Just in time for the holidays, the Portland Shriners Hospital and the Challenged Athletes Foundation (CAF) were able to surprise patient Lincoln with a new prosthetic leg, custom-made to fit his specific athletic needs. Through funding provided by a CAF grant and the expertise of Pediatric Orthotic and Prosthetic Services (POPS) – Northwest, LLC, at Shriners Hospitals for Children — Portland, who produced the leg, the holiday season began on a high note for Lincoln.

Mara, Lincoln’s mother, was in on the surprise and helped pick out the design for the new leg. Wolves are Lincoln’s favorite animal, so it seemed obvious that the majestic animal had to make an appearance on this custom prosthetic. He has already received many compliments!

“He was so very excited, and he put it on immediately!” said Mara, describing Lincoln’s enthusiastic reaction. “He had a school class right after he received it, and he immediately showed his teacher and classmates the leg, and then he went outside to run up and down the street!”

Described by his mother as a non-stop bundle of energy, Lincoln is an athlete extraordinaire and channels his high energy into several team sports including hockey, lacrosse and soccer. Though Lincoln loves any excuse to be active, some of his favorite activities outside of team sports are biking, rollerblading, playing on his scooter and skateboarding – a sport in which he is currently trying to hone his skills and master some skateboarding tricks.

“The biggest difference between this sports-specific prosthetic and other prosthetics is in the foot,” explained Todd DeWees, director of prosthetics and orthotics at the Portland Shriners Hospital.
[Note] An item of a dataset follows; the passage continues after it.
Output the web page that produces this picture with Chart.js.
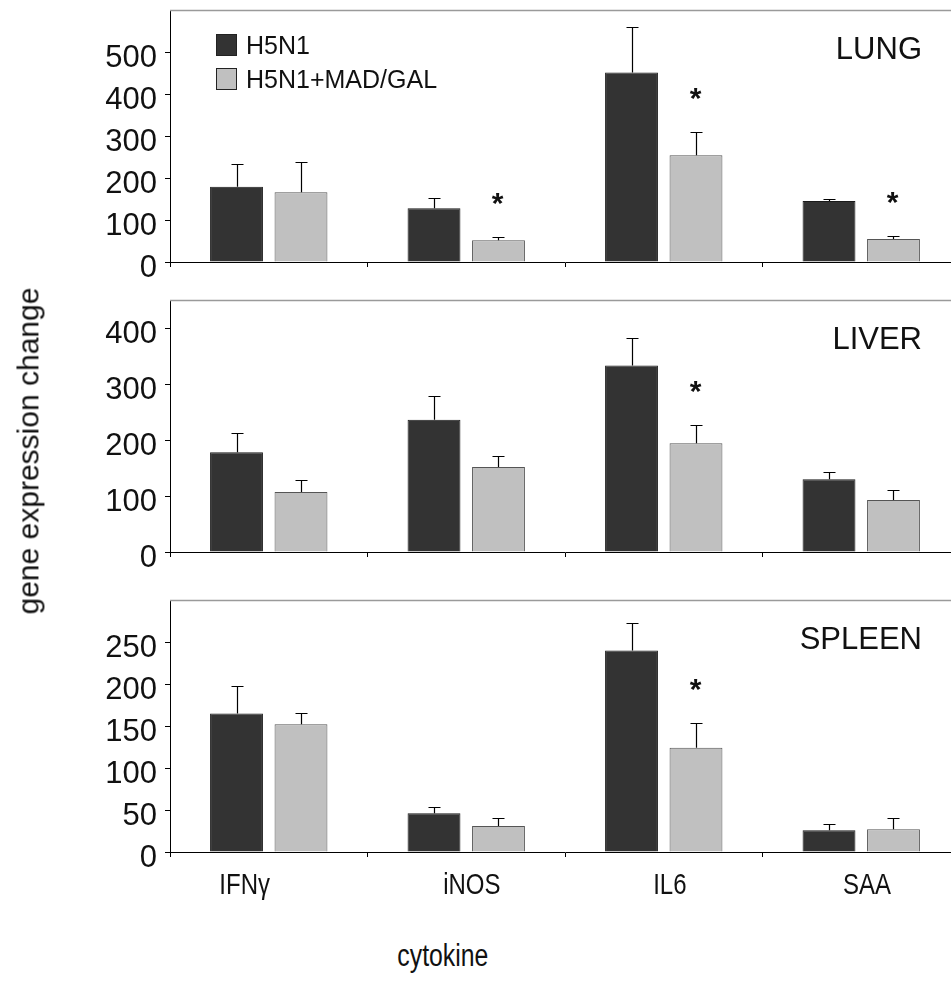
<!DOCTYPE html>
<html>
<head>
<meta charset="utf-8">
<script src="https://cdn.jsdelivr.net/npm/chart.js@4.4.1/dist/chart.umd.min.js"></script>
<style>
  html, body { margin: 0; padding: 0; background: #fff; }
  body { position: relative; width: 951px; height: 985px; overflow: hidden; }
  canvas.panel { position: absolute; left: 0; }
  .txt { position: absolute; font-family: "Liberation Sans", Arial, sans-serif; color: #111; white-space: nowrap; line-height: 1; }
</style>
</head>
<body>
<canvas id="lung" class="panel" width="962" height="324" style="top:-26px"></canvas>
<canvas id="liver" class="panel" width="962" height="324" style="top:264px"></canvas>
<canvas id="spleen" class="panel" width="962" height="324" style="top:564px"></canvas>
<div id="ytitle" class="txt" style="font-size:30px;">gene expression change</div>
<div id="xtitle" class="txt" style="font-size:31px;">cytokine</div>
<script>
// cytokines measured in each organ
const categories = ['IFNγ', 'iNOS', 'IL6', 'SAA'];
const seriesNames = ['H5N1', 'H5N1+MAD/GAL'];

// fold change in gene expression, mean values
const lungH5N1 = [179, 128, 451, 145];
const lungMad = [166, 52, 254, 55];
const liverH5N1 = [178, 236, 333, 130];
const liverMad = [107, 152, 194, 93];
const spleenH5N1 = [165, 46, 240, 26];
const spleenMad = [152, 31, 124, 27];

// upper error (SD) for each bar
const lungH5N1Err = [55, 24, 108, 4];
const lungMadErr = [72, 8, 55, 7];
const liverH5N1Err = [35, 43, 49, 13];
const liverMadErr = [22, 20, 33, 17];
const spleenH5N1Err = [33, 8, 33, 7];
const spleenMadErr = [14, 9, 29, 13];

// significant difference vs H5N1 (asterisk over treated bar)
const lungSig = [false, true, true, true];
const liverSig = [false, false, true, false];
const spleenSig = [false, false, true, false];

// y-axis ranges and labelled ticks
const lungMax = 600;
const liverMax = 450;
const spleenMax = 300;
const lungTicks = [0, 100, 200, 300, 400, 500];
const liverTicks = [0, 100, 200, 300, 400];
const spleenTicks = [0, 50, 100, 150, 200, 250];

const FONT = '"Liberation Sans", Arial, sans-serif';
const DARK = '#333333';
const LIGHT = '#c0c0c0';

// thin frame line along the top of the plot area
const topFrame = {
  id: 'topFrame',
  afterDraw(chart) {
    const { ctx, chartArea: a } = chart;
    ctx.save();
    ctx.strokeStyle = '#9a9a9a';
    ctx.lineWidth = 1.5;
    ctx.beginPath();
    ctx.moveTo(a.left, a.top + 0.5);
    ctx.lineTo(a.right, a.top + 0.5);
    ctx.stroke();
    ctx.restore();
  }
};

// upward error bars with caps, plus significance asterisks
const errorBars = {
  id: 'errorBars',
  afterDatasetsDraw(chart) {
    const { ctx } = chart;
    const ys = chart.scales.y;
    ctx.save();
    chart.data.datasets.forEach((ds, di) => {
      const meta = chart.getDatasetMeta(di);
      meta.data.forEach((bar, i) => {
        const x = Math.round(bar.x) + 0.5;
        const top = Math.round(ys.getPixelForValue(ds.data[i] + ds.errors[i])) + 0.5;
        ctx.strokeStyle = '#000';
        ctx.lineWidth = 1.2;
        ctx.beginPath();
        ctx.moveTo(x, bar.y);
        ctx.lineTo(x, top);
        ctx.moveTo(x - 6, top);
        ctx.lineTo(x + 6, top);
        ctx.stroke();
        if (ds.sig && ds.sig[i]) {
          const size = 30;
          ctx.fillStyle = '#111';
          ctx.font = 'bold ' + size + 'px ' + FONT;
          ctx.textAlign = 'center';
          ctx.textBaseline = 'alphabetic';
          const cy = top - 42;
          ctx.fillText('*', x - 1, cy + 0.575 * size);
        }
      });
    });
    ctx.restore();
  }
};

// organ name in the upper right of each panel
const panelTitle = {
  id: 'panelTitle',
  afterDraw(chart, args, opts) {
    if (!opts.text) return;
    const { ctx, chartArea: a } = chart;
    ctx.save();
    ctx.fillStyle = '#111';
    ctx.font = '31px ' + FONT;
    ctx.textAlign = 'right';
    ctx.textBaseline = 'alphabetic';
    ctx.fillText(opts.text, a.right - 38, a.top + 27 + 0.716 * 31);
    ctx.restore();
  }
};

// series key drawn inside the first panel
const boxLegend = {
  id: 'boxLegend',
  afterDraw(chart, args, opts) {
    if (!opts.show) return;
    const { ctx, chartArea: a } = chart;
    ctx.save();
    chart.data.datasets.forEach((ds, i) => {
      const left = a.left + 46;
      const top = a.top + 24 + i * 34;
      ctx.fillStyle = ds.backgroundColor;
      ctx.fillRect(left, top, 20, 21);
      ctx.strokeStyle = '#222';
      ctx.lineWidth = 1;
      ctx.strokeRect(left + 0.5, top + 0.5, 20, 21);
      ctx.fillStyle = '#111';
      ctx.font = '25px ' + FONT;
      ctx.textAlign = 'left';
      ctx.textBaseline = 'alphabetic';
      ctx.fillText(ds.label, left + 30, top + 11 + 0.358 * 25);
    });
    ctx.restore();
  }
};

function makePanel(id, h5n1, mad, h5n1Err, madErr, sig, yMax, yTicks, title, legend) {
  return new Chart(document.getElementById(id), {
    type: 'bar',
    data: {
      labels: categories,
      datasets: [
        { label: seriesNames[0], data: h5n1, errors: h5n1Err,
          backgroundColor: DARK, borderColor: '#1a1a1a', borderWidth: 1 },
        { label: seriesNames[1], data: mad, errors: madErr, sig: sig,
          backgroundColor: LIGHT, borderColor: '#555555', borderWidth: 1 }
      ]
    },
    options: {
      responsive: false,
      animation: false,
      events: [],
      categoryPercentage: 0.653,
      barPercentage: 0.82,
      layout: { padding: { top: 36, right: 2, left: 0, bottom: 0 } },
      plugins: {
        legend: { display: false },
        tooltip: { enabled: false },
        panelTitle: { text: title },
        boxLegend: { show: legend }
      },
      scales: {
        x: {
          offset: true,
          grid: { offset: true, drawOnChartArea: false, tickLength: 5, color: '#000', lineWidth: 1 },
          border: { color: '#000', width: 1 },
          ticks: { display: false },
          afterFit(s) { s.height = 36; }
        },
        y: {
          min: 0,
          max: yMax,
          ticks: { color: '#111', padding: 8, labelOffset: 6,
                   font: { family: FONT, size: 31 } },
          grid: { drawOnChartArea: false, tickLength: 5, color: '#000', lineWidth: 1 },
          border: { color: '#000', width: 1 },
          afterBuildTicks(s) { s.ticks = yTicks.map(v => ({ value: v })); },
          afterFit(s) { s.width = 170; }
        }
      }
    },
    plugins: [topFrame, errorBars, panelTitle, boxLegend]
  });
}

makePanel('lung', lungH5N1, lungMad, lungH5N1Err, lungMadErr, lungSig, lungMax, lungTicks, 'LUNG', true);
makePanel('liver', liverH5N1, liverMad, liverH5N1Err, liverMadErr, liverSig, liverMax, liverTicks, 'LIVER', false);
const spleen = makePanel('spleen', spleenH5N1, spleenMad, spleenH5N1Err, spleenMadErr, spleenSig, spleenMax, spleenTicks, 'SPLEEN', false);

// category names under the bottom panel, set in a condensed face
const canvasTop = 564;
const xs = spleen.scales.x;
categories.forEach((name, i) => {
  const d = document.createElement('div');
  d.className = 'txt';
  d.textContent = name;
  d.style.fontSize = '30px';
  document.body.appendChild(d);
  const w = d.offsetWidth;
  const cx = xs.getPixelForValue(i) + (i === 0 ? -24 : 6);
  d.style.left = (cx - w / 2) + 'px';
  d.style.top = (canvasTop + spleen.chartArea.bottom + 17) + 'px';
  d.style.transform = 'scaleX(0.8)';
});

const xt = document.getElementById('xtitle');
xt.style.left = (443 - xt.offsetWidth / 2) + 'px';
xt.style.top = '940px';
xt.style.transform = 'scaleX(0.8)';

const yt = document.getElementById('ytitle');
yt.style.left = (28 - yt.offsetWidth / 2) + 'px';
yt.style.top = (451 - yt.offsetHeight / 2) + 'px';
yt.style.transform = 'rotate(-90deg)';
</script>
</body>
</html>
DeWees has worked with Lincoln on his prosthetic needs for the last few years. “Since it runs from the calf down the back of the leg and ends where the toes would be, it becomes a very long spring – think walking on a trampoline. This replaces some of the function lost from not having a calf muscle to drive him forward. As he puts weight on the leg, the spring becomes compressed and when his weight comes off the leg the energy stored is released. It also has no heel so as he takes a step there is nothing there to slow his momentum.”

Lincoln has a long history with the Portland Shriners Hospital – almost half his life! He first became a patient when he was 5 years old. He is now 11, and has received care for various orthopaedic conditions from Jeremy Bauer, M.D., throughout his time at the hospital.

“Throughout all of Lincoln’s visits, I have been so relieved to see the level of care from the providers for patients like Lincoln,” said Mara. “Never for a minute have I worried about him when his providers were taking care of him. We’ve been coming and going from Shriners for more than half of Lincoln’s life, and I have always known that he was safe and happy at his visits.”

The Portland Shriners Hospital has collaborated with the CAF for almost 11 years. During that time, the two organizations have worked together to deliver several prosthetic legs per year to patients through the support of generous donors who provide funding from grant programs. Because sports-specific prosthetic devices are not considered medically necessary by insurance companies, it can be difficult for families to be able to acquire them. The grants that CAF offers provides an opportunity to children who may not otherwise be able to afford these devices to fulfill their athletic dreams.